Ratusan pengunjuk rasa yang mengenakan masker gas dan kacamata pelindung menutupi jalanan Tbilisi pada hari Selasa (14/5) setelah parlemen Georgia meloloskan undang-undang “pengaruh asing” yang dikritik sebagai salinan undang-undang agen asing Rusia; sebuah undang-undang yang kerap digunakan Kremlin untuk menekan perbedaan pendapat.
Selama lebih dari satu bulan, puluhan ribu warga Georgia membanjiri jalanan untuk memprotes undang-undang tersebut dalam unjuk rasa terbesar yang pernah terjadi di negara ini sejak kemerdekaannya dari Uni Soviet.
Untuk pertama kalinya dalam beberapa tahun terakhir, para demonstran adalah para aktivis akar rumput yang terorganisir secara mandiri tanpa pemimpin atau partai politik di belakangnya.
Aparat Georgia telah menangkap puluhan demonstran selama beberapa hari terakhir.
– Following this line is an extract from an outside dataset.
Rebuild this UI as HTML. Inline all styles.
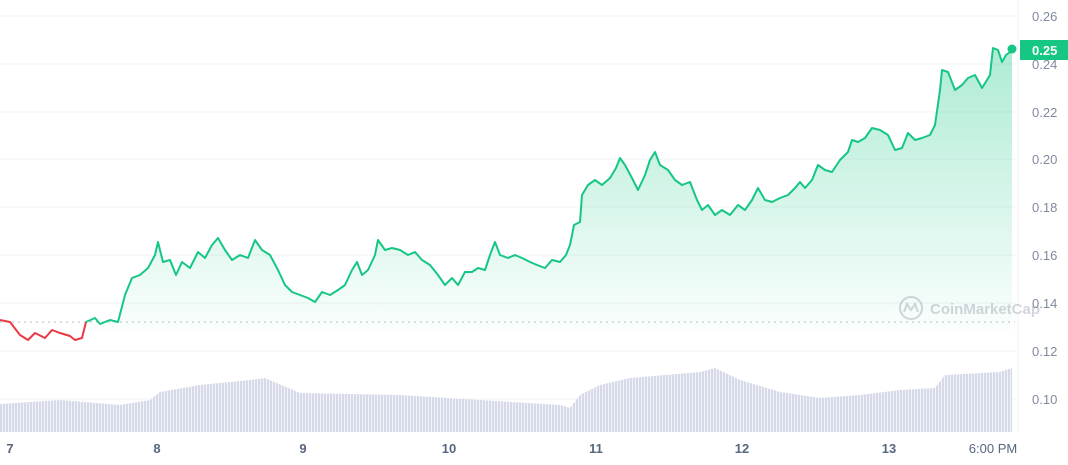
<!DOCTYPE html>
<html><head><meta charset="utf-8"><style>
body{margin:0;background:#fff;width:1068px;height:460px;overflow:hidden;font-family:"Liberation Sans",sans-serif}
</style></head><body>
<svg width="1068" height="460" xmlns="http://www.w3.org/2000/svg">
<defs>
<linearGradient id="g" x1="0" y1="0" x2="0" y2="1">
<stop offset="0" stop-color="#16c784" stop-opacity="0.35"/>
<stop offset="1" stop-color="#16c784" stop-opacity="0.02"/>
</linearGradient>
<pattern id="vb" width="3" height="10" patternUnits="userSpaceOnUse">
<rect x="0" y="0" width="2" height="10" fill="#d6d9e8"/>
<rect x="2" y="0" width="1" height="10" fill="#f2f3f8"/>
</pattern>
</defs>
<g stroke="#f2f3f5" stroke-width="1">
<line x1="0" y1="16" x2="1018" y2="16"/><line x1="0" y1="64" x2="1018" y2="64"/>
<line x1="0" y1="112" x2="1018" y2="112"/><line x1="0" y1="159" x2="1018" y2="159"/>
<line x1="0" y1="207" x2="1018" y2="207"/><line x1="0" y1="255" x2="1018" y2="255"/>
<line x1="0" y1="303" x2="1018" y2="303"/><line x1="0" y1="351" x2="1018" y2="351"/>
<line x1="0" y1="399" x2="1018" y2="399"/><line x1="1018" y1="0" x2="1018" y2="432"/>
</g>
<path fill="url(#vb)" d="M0,404 L60,400 L120,405 L150,400 L160,392 L200,385 L250,380 L265,378 L300,393 L400,395 L480,400 L560,405 L570,408 L580,395 L600,385 L630,378 L700,372 L715,368 L740,380 L780,392 L820,398 L860,395 L900,390 L935,388 L945,375 L1000,372 L1012,368 L1012,432 L0,432 Z"/>
<polygon fill="url(#g)" points="86,322 95,318 100,324 110,320 118,322 125,295 132,278 140,275 148,268 155,255 158,242 163,262 170,260 176,275 182,262 190,268 198,252 205,258 212,245 218,238 225,250 232,260 240,255 248,258 255,240 262,250 270,255 278,270 285,285 292,292 300,295 308,298 315,302 322,292 330,295 338,290 345,285 352,270 357,262 362,275 368,270 375,255 378,240 385,250 392,248 400,250 408,255 415,252 422,260 430,265 438,275 445,285 452,278 458,285 465,272 472,272 478,268 485,270 490,255 495,242 500,255 508,258 515,255 522,258 530,262 537,265 545,268 552,260 560,262 566,255 570,245 574,225 580,222 582,195 588,185 595,180 602,185 610,178 616,168 620,158 625,165 632,178 638,190 645,175 650,160 655,152 660,165 668,170 675,180 682,185 690,182 697,200 702,210 708,205 715,215 722,210 730,215 738,205 745,210 752,200 758,188 765,200 772,202 780,198 788,195 795,188 800,182 805,188 812,180 818,165 825,170 832,172 840,160 848,152 852,140 858,142 865,138 872,128 880,130 888,135 895,150 902,148 908,133 915,140 922,138 930,135 935,125 940,90 942,70 948,72 955,90 962,85 968,78 975,75 982,88 990,75 993,48 998,50 1002,62 1006,55 1010,52 1012,49 1012,330 86,330"/>
<line x1="0" y1="322" x2="1015" y2="322" stroke="#b8bcc6" stroke-width="1" stroke-dasharray="2,4"/>
<polyline fill="none" stroke="#ea3943" stroke-width="2" stroke-linejoin="round" points="0,320 10,322 20,335 28,340 35,333 45,338 52,330 60,333 70,336 75,340 82,338 86,322"/>
<polyline fill="none" stroke="#16c784" stroke-width="2" stroke-linejoin="round" points="86,322 95,318 100,324 110,320 118,322 125,295 132,278 140,275 148,268 155,255 158,242 163,262 170,260 176,275 182,262 190,268 198,252 205,258 212,245 218,238 225,250 232,260 240,255 248,258 255,240 262,250 270,255 278,270 285,285 292,292 300,295 308,298 315,302 322,292 330,295 338,290 345,285 352,270 357,262 362,275 368,270 375,255 378,240 385,250 392,248 400,250 408,255 415,252 422,260 430,265 438,275 445,285 452,278 458,285 465,272 472,272 478,268 485,270 490,255 495,242 500,255 508,258 515,255 522,258 530,262 537,265 545,268 552,260 560,262 566,255 570,245 574,225 580,222 582,195 588,185 595,180 602,185 610,178 616,168 620,158 625,165 632,178 638,190 645,175 650,160 655,152 660,165 668,170 675,180 682,185 690,182 697,200 702,210 708,205 715,215 722,210 730,215 738,205 745,210 752,200 758,188 765,200 772,202 780,198 788,195 795,188 800,182 805,188 812,180 818,165 825,170 832,172 840,160 848,152 852,140 858,142 865,138 872,128 880,130 888,135 895,150 902,148 908,133 915,140 922,138 930,135 935,125 940,90 942,70 948,72 955,90 962,85 968,78 975,75 982,88 990,75 993,48 998,50 1002,62 1006,55 1010,52 1012,49"/>
<circle cx="1012" cy="49" r="4.5" fill="#16c784"/>
<g fill="#808a9d" font-size="13">
<text x="1032" y="21">0.26</text><text x="1032" y="69">0.24</text>
<text x="1032" y="117">0.22</text><text x="1032" y="164">0.20</text>
<text x="1032" y="212">0.18</text><text x="1032" y="260">0.16</text>
<text x="1032" y="308">0.14</text><text x="1032" y="356">0.12</text>
<text x="1032" y="404">0.10</text>
</g>
<rect x="1020" y="40" width="48" height="20" fill="#16c784"/>
<text x="1032" y="55" fill="#fff" font-size="13" font-weight="bold">0.25</text>
<g fill="#58667e" font-size="13" font-weight="bold" text-anchor="middle">
<text x="10" y="453">7</text><text x="157" y="453">8</text><text x="303" y="453">9</text>
<text x="449" y="453">10</text><text x="596" y="453">11</text><text x="742" y="453">12</text>
<text x="889" y="453">13</text><text x="993" y="453" font-weight="normal">6:00 PM</text>
</g>
<g opacity="0.35">
<circle cx="911" cy="308" r="11" fill="none" stroke="#808a9d" stroke-width="2"/>
<path d="M904,312 L907,304 L911,310 L915,304 L918,312" fill="none" stroke="#808a9d" stroke-width="2"/>
<text x="930" y="314" fill="#808a9d" font-size="15" font-weight="bold">CoinMarketCap</text>
</g>
</svg>
</body></html>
Puluhan orang telah diserang atau mengalami intimidasi oleh polisi anti huru-hara, memicu kecaman luas dari para pengawas lokal dan mitra-mitra Barat Georgia.
Anggota parlemen dari Partai Georgia Dream selaku partai penguasa menyetujui undang-undang tersebut meski ada peringatan dari Washington dan Brussels bahwa langkah itu bisa mengancam kemitraan Georgia dengan negara-negara Barat.
Undang-undang pengaruh asing di Georgia mewajibkan organisasi masyarakat sipil, media, dan lainnya yang menerima lebih dari 20% pendanaan asal luar negeri untuk mendaftar sebagai badan dengan kepentingan asing. Undang-undang ini utamanya menarget program bantuan demokrasi Amerika Serikat dan Uni Eropa.
Pemerintah Georgia mendukung undang-undang tersebut, menyebutnya mirip dengan Undang-Undang Pendaftaran Agen Asing (FARA) di Amerika Serikat – sebuah perbandingan yang tidak diterima oleh para pejabat AS.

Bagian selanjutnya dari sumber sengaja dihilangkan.